Staffordshire Police Chief Constable Gareth Morgan said he was "frustrated and disappointed" there would be no justice for the family of Mr Nunes, who was gunned down in Pattingham in 2002.
The investigation was reopened last year following the collapse of the original case over police failings, providing the family with fresh hope they would finally get justice.
A suspect was identified as part of the new probe but the force said the Crown Prosecution Service had refused to bring a prosecution as failings from the original investigation meant "that it would be an abuse of the legal process to do so".
Mr Morgan said Mr Nunes' family had been informed of the development, which will likely come as a devastating blow.
The chief constable said the case remains open and would be "subject to regular reviews".
He insisted he stood by his decision to reopen the investigation.
Mr Morgan said: "I am frustrated and disappointed that we are unable to bring justice to Kevin Nunes and his family.
“The decision I made to re-investigate the original inquiry was a significant one for his family, the wider community and the force, but absolutely the right one.
“Although new lines of enquiry were identified around a suspect, the CPS has concluded that it is not possible to pursue a prosecution against this suspect due to failings from the original investigation.
"I have already apologised for the significant police failings during the original investigation into the murder of Kevin Nunes in 2002 and it is extremely frustrating that it these failings that have led to the CPS’s decision.
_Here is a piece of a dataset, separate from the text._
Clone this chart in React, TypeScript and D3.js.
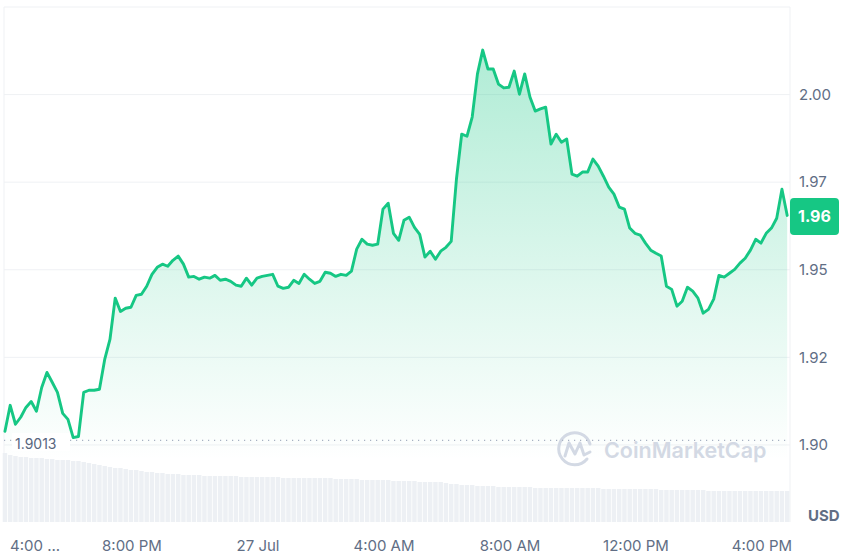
import React from 'react';
import * as d3 from 'd3';

// 10-minute samples, Jul 26 15:58 -> Jul 27 16:48
const startTime = new Date(2024, 6, 26, 15, 58);
const stepMinutes = 10;

const prices = [
  1.9039, 1.9113, 1.9059, 1.9079, 1.9107, 1.9124, 1.9096, 1.9164, 1.9207, 1.9179,
  1.9150, 1.9090, 1.9073, 1.9021, 1.9024, 1.9150, 1.9156, 1.9156, 1.9159, 1.9244,
  1.9301, 1.9419, 1.9381, 1.9390, 1.9393, 1.9427, 1.9430, 1.9453, 1.9487, 1.9507,
  1.9516, 1.9510, 1.9527, 1.9539, 1.9516, 1.9479, 1.9481, 1.9473, 1.9479, 1.9476,
  1.9484, 1.9470, 1.9473, 1.9467, 1.9456, 1.9453, 1.9476, 1.9456, 1.9476, 1.9481,
  1.9484, 1.9487, 1.9453, 1.9447, 1.9450, 1.9470, 1.9461, 1.9487, 1.9473, 1.9461,
  1.9467, 1.9493, 1.9490, 1.9481, 1.9487, 1.9484, 1.9496, 1.9559, 1.9587, 1.9573,
  1.9570, 1.9573, 1.9673, 1.9690, 1.9604, 1.9584, 1.9641, 1.9650, 1.9621, 1.9601,
  1.9536, 1.9553, 1.9530, 1.9553, 1.9564, 1.9581, 1.9759, 1.9887, 1.9881, 1.9936,
  2.0059, 2.0127, 2.0073, 2.0073, 2.0030, 2.0019, 2.0021, 2.0067, 2.0001, 2.0059,
  1.9993, 1.9953, 1.9959, 1.9964, 1.9859, 1.9887, 1.9864, 1.9873, 1.9773, 1.9767,
  1.9779, 1.9779, 1.9816, 1.9796, 1.9767, 1.9736, 1.9716, 1.9679, 1.9673, 1.9619,
  1.9604, 1.9599, 1.9576, 1.9556, 1.9547, 1.9539, 1.9453, 1.9444, 1.9396, 1.9410,
  1.9450, 1.9439, 1.9419, 1.9376, 1.9387, 1.9416, 1.9484, 1.9479, 1.9490, 1.9501,
  1.9519, 1.9533, 1.9556, 1.9587, 1.9576, 1.9604, 1.9619, 1.9647, 1.9730, 1.9655,
];

// volume (M USD) per sample
const volumes = [
  69, 67, 66, 65, 65, 64, 64, 64, 63, 63,
  62, 62, 62, 61, 61, 60, 59, 58, 57, 56,
  55, 54, 54, 53, 52, 52, 51, 50, 50, 49,
  49, 48, 48, 48, 47, 47, 47, 47, 46, 46,
  46, 46, 46, 46, 46, 45, 45, 45, 45, 45,
  45, 45, 45, 44, 44, 44, 44, 44, 44, 44,
  44, 44, 44, 43, 43, 43, 43, 43, 42, 42,
  42, 42, 42, 42, 41, 41, 41, 41, 41, 40,
  40, 40, 40, 40, 39, 38, 38, 37, 37, 37,
  36, 36, 36, 36, 35, 35, 35, 35, 35, 35,
  35, 34, 34, 34, 34, 34, 34, 34, 34, 34,
  34, 34, 34, 34, 33, 33, 33, 33, 33, 33,
  33, 33, 33, 33, 33, 32, 32, 32, 32, 32,
  32, 32, 32, 32, 31, 31, 31, 31, 31, 31,
  31, 31, 31, 31, 31, 31, 31, 31, 31, 31,
];

const yTicks = [1.9, 1.925, 1.95, 1.975, 2.0];
const yTickLabels = ['1.90', '1.92', '1.95', '1.97', '2.00'];

const xTickTimes = [
  new Date(2024, 6, 26, 16), new Date(2024, 6, 26, 20), new Date(2024, 6, 27, 0),
  new Date(2024, 6, 27, 4), new Date(2024, 6, 27, 8), new Date(2024, 6, 27, 12),
  new Date(2024, 6, 27, 16),
];
const xTickLabels = ['4:00 ...', '8:00 PM', '27 Jul', '4:00 AM', '8:00 AM', '12:00 PM', '4:00 PM'];

const openPrice = 1.9013;
const lastPrice = '1.96';

const W = 849;
const H = 555;
const left = 4, right = 790, top = 7, bottom = 522;
const green = '#16c784';
const grid = '#eff1f4';
const textGray = '#616e85';
const font = 'Inter, "Noto Sans", sans-serif';

export default function App() {
  const times = prices.map((_, i) => new Date(startTime.getTime() + i * stepMinutes * 60000));

  const x = d3.scaleTime()
    .domain([new Date(2024, 6, 26, 16), new Date(2024, 6, 27, 16)])
    .range([6, 762]);
  const y = d3.scaleLinear().domain([1.878, 2.025]).range([bottom, top]);
  const yVol = d3.scaleLinear().domain([0, 100]).range([bottom, bottom - 100]);

  const pts = prices.map((p, i) => [times[i], p] as [Date, number]);
  const line = d3.line<[Date, number]>().x(d => x(d[0])).y(d => y(d[1]));
  const area = d3.area<[Date, number]>().x(d => x(d[0])).y0(bottom).y1(d => y(d[1]));

  const step = x(times[1]) - x(times[0]);

  return (
    <svg width={W} height={H} style={{ position: 'absolute', left: 0, top: 0, background: '#fff' }}>
      <defs>
        <linearGradient id="fillGrad" gradientUnits="userSpaceOnUse" x1="0" y1="50" x2="0" y2="460">
          <stop offset="0" stopColor={green} stopOpacity={0.34} />
          <stop offset="0.6" stopColor={green} stopOpacity={0.13} />
          <stop offset="1" stopColor={green} stopOpacity={0.0} />
        </linearGradient>
      </defs>

      {/* frame + grid */}
      <line x1={left} x2={right} y1={top} y2={top} stroke={grid} />
      <line x1={left} x2={left} y1={top} y2={bottom} stroke={grid} />
      <line x1={right} x2={right} y1={top} y2={bottom} stroke={grid} />
      {yTicks.map(t => (
        <line key={t} x1={left} x2={right} y1={y(t)} y2={y(t)} stroke={grid} />
      ))}

      <path d={area(pts) || ''} fill="url(#fillGrad)" />

      {/* volume */}
      {volumes.map((v, i) => (
        <rect key={i} x={x(times[i]) - step / 2 + 0.4} width={step - 0.8}
          y={yVol(v)} height={bottom - yVol(v)} fill="#edf0f4" />
      ))}

      {/* watermark */}
      <g stroke="#d3d9e4" fill="none" strokeWidth={3} strokeLinecap="round" strokeLinejoin="round">
        <path d="M 587 459 A 16 16 0 1 1 590 444" />
        <path d="M 565 456 L 569 443 L 575 454 L 580 443 L 584 455 L 590 452" />
      </g>
      <text x={604} y={458} fontFamily={font} fontSize={21.5} fontWeight={600} fill="#d3d9e4">CoinMarketCap</text>

      {/* open price reference */}
      <line x1={left} x2={right} y1={y(openPrice)} y2={y(openPrice)}
        stroke="#a7b1c2" strokeWidth={1.2} strokeDasharray="1.2 4.8" />
      <rect x={12} y={433} width={58} height={18} fill="#fff" />
      <text x={15} y={449} fontFamily={font} fontSize={14} fill="#58667e">{openPrice}</text>

      <path d={line(pts) || ''} fill="none" stroke={green} strokeWidth={2.9}
        strokeLinejoin="round" strokeLinecap="round" />

      {/* y labels */}
      {yTicks.map((t, i) => (
        <text key={t} x={799} y={y(t)} dy="0.35em" fontFamily={font} fontSize={15} fill={textGray}>
          {yTickLabels[i]}
        </text>
      ))}
      <text x={808} y={521} fontFamily={font} fontSize={15} fontWeight={700} fill={textGray}>USD</text>

      {/* x labels */}
      {xTickTimes.map((t, i) => (
        <text key={i} x={i === 0 ? 10 : x(t)} y={551} textAnchor={i === 0 ? 'start' : 'middle'}
          fontFamily={font} fontSize={15} fill={textGray}>
          {xTickLabels[i]}
        </text>
      ))}

      {/* last price tag */}
      <rect x={790} y={198} width={49} height={37} rx={4} fill={green} />
      <text x={814.5} y={216.5} dy="0.35em" textAnchor="middle" fontFamily={font}
        fontSize={16} fontWeight={700} fill="#fff">{lastPrice}</text>
    </svg>
  );
}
Kevin’s family have been told about this decision today by the CPS and the detectives who have led the re-investigation.
“Once again I want to say to Kevin’s family how sorry I am that we have still not been able to bring justice for his death.
“The case remains open and will be subject to regular reviews to identify any new lines of inquiry.”
Mr Nunes, 20, who was from Whitmore Reans, in Wolverhampton, was found dead in a rural country lane in Pattingham, South Staffordshire, in 2002 having suffered five gunshot wounds.
Police said he had been killed by rival Black Country drug mobs.
But the case collapsed when it emerged failings by detectives and the handling of the case’s star witness were never revealed to the judge, jury or barristers at the murder trial.
Detectives have pored over thousands of documents and re-tested evidence using new techniques as part of the new investigation and questions may now be asked about the wisdom of the decision to start again.